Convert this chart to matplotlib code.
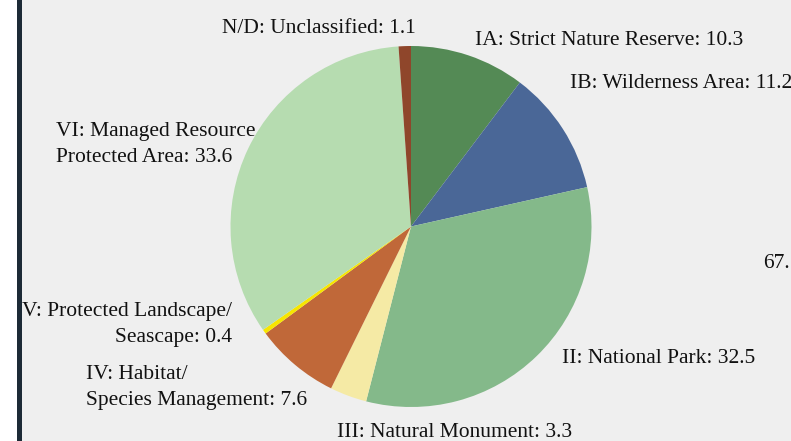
import matplotlib.pyplot as plt
from matplotlib.patches import Rectangle

W, H = 791, 441

categories = ['IA: Strict Nature Reserve', 'IB: Wilderness Area', 'II: National Park',
              'III: Natural Monument', 'IV: Habitat/\nSpecies Management',
              'V: Protected Landscape/\nSeascape', 'VI: Managed Resource\nProtected Area',
              'N/D: Unclassified']
values = [10.3, 11.2, 32.5, 3.3, 7.6, 0.4, 33.6, 1.1]
colors = ['#548a55', '#4a6797', '#84b98a', '#f5eaa5', '#c06839', '#f7e600', '#b6dcb0', '#8f462b']

# label placement in pixels: (x, baseline y of last line, horizontal alignment)
label_pos = [(475, 45, 'left'), (570, 88, 'left'), (562, 363, 'left'), (572, 437, 'right'),
             (86, 405, 'left'), (232, 342, 'right'), (56, 162, 'left'), (222, 33, 'left')]

plt.rcParams['font.family'] = ['Liberation Serif', 'DejaVu Serif']

fig = plt.figure(figsize=(W / 100, H / 100), dpi=100, facecolor='white')
fig.patches.append(Rectangle((22 / W, 0), 1, 1, transform=fig.transFigure,
                             facecolor='#efefef', edgecolor='none', zorder=-2))
fig.patches.append(Rectangle((17 / W, 0), 5 / W, 1, transform=fig.transFigure,
                             facecolor='#1c2a36', edgecolor='none', zorder=-2))

cx, cy, r = 411, 226.5, 180.5
ax = fig.add_axes([(cx - r) / W, (H - cy - r) / H, 2 * r / W, 2 * r / H])
ax.pie(values, colors=colors, startangle=90, counterclock=False, radius=1,
       wedgeprops={'linewidth': 0})
ax.set_xlim(-1, 1)
ax.set_ylim(-1, 1)
ax.axis('off')

fs = 15.5
for name, v, (x, y, ha) in zip(categories, values, label_pos):
    txt = '%s: %s' % (name, v)
    fig.text(x / W, 1 - y / H, txt, ha=ha, va='baseline', fontsize=fs,
             multialignment=ha, linespacing=1.52, color='#111111')

fig.text(763 / W, 1 - 268 / H, '67.', ha='left', va='baseline', fontsize=fs, color='#111111')

fig.savefig('out.png', dpi=100, facecolor=fig.get_facecolor())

━━━━━━━━━━━━━━━━━━━━

Give an exact copy of the material, leaving out every picture.

Convert this chart to matplotlib code.
import matplotlib.pyplot as plt
from matplotlib.patches import Rectangle

W, H = 791, 441

categories = ['IA: Strict Nature Reserve', 'IB: Wilderness Area', 'II: National Park',
              'III: Natural Monument', 'IV: Habitat/\nSpecies Management',
              'V: Protected Landscape/\nSeascape', 'VI: Managed Resource\nProtected Area',
              'N/D: Unclassified']
values = [10.3, 11.2, 32.5, 3.3, 7.6, 0.4, 33.6, 1.1]
colors = ['#548a55', '#4a6797', '#84b98a', '#f5eaa5', '#c06839', '#f7e600', '#b6dcb0', '#8f462b']

# label placement in pixels: (x, baseline y of last line, horizontal alignment)
label_pos = [(475, 45, 'left'), (570, 88, 'left'), (562, 363, 'left'), (572, 437, 'right'),
             (86, 405, 'left'), (232, 342, 'right'), (56, 162, 'left'), (222, 33, 'left')]

plt.rcParams['font.family'] = ['Liberation Serif', 'DejaVu Serif']

fig = plt.figure(figsize=(W / 100, H / 100), dpi=100, facecolor='white')
fig.patches.append(Rectangle((22 / W, 0), 1, 1, transform=fig.transFigure,
                             facecolor='#efefef', edgecolor='none', zorder=-2))
fig.patches.append(Rectangle((17 / W, 0), 5 / W, 1, transform=fig.transFigure,
                             facecolor='#1c2a36', edgecolor='none', zorder=-2))

cx, cy, r = 411, 226.5, 180.5
ax = fig.add_axes([(cx - r) / W, (H - cy - r) / H, 2 * r / W, 2 * r / H])
ax.pie(values, colors=colors, startangle=90, counterclock=False, radius=1,
       wedgeprops={'linewidth': 0})
ax.set_xlim(-1, 1)
ax.set_ylim(-1, 1)
ax.axis('off')

fs = 15.5
for name, v, (x, y, ha) in zip(categories, values, label_pos):
    txt = '%s: %s' % (name, v)
    fig.text(x / W, 1 - y / H, txt, ha=ha, va='baseline', fontsize=fs,
             multialignment=ha, linespacing=1.52, color='#111111')

fig.text(763 / W, 1 - 268 / H, '67.', ha='left', va='baseline', fontsize=fs, color='#111111')

fig.savefig('out.png', dpi=100, facecolor=fig.get_facecolor())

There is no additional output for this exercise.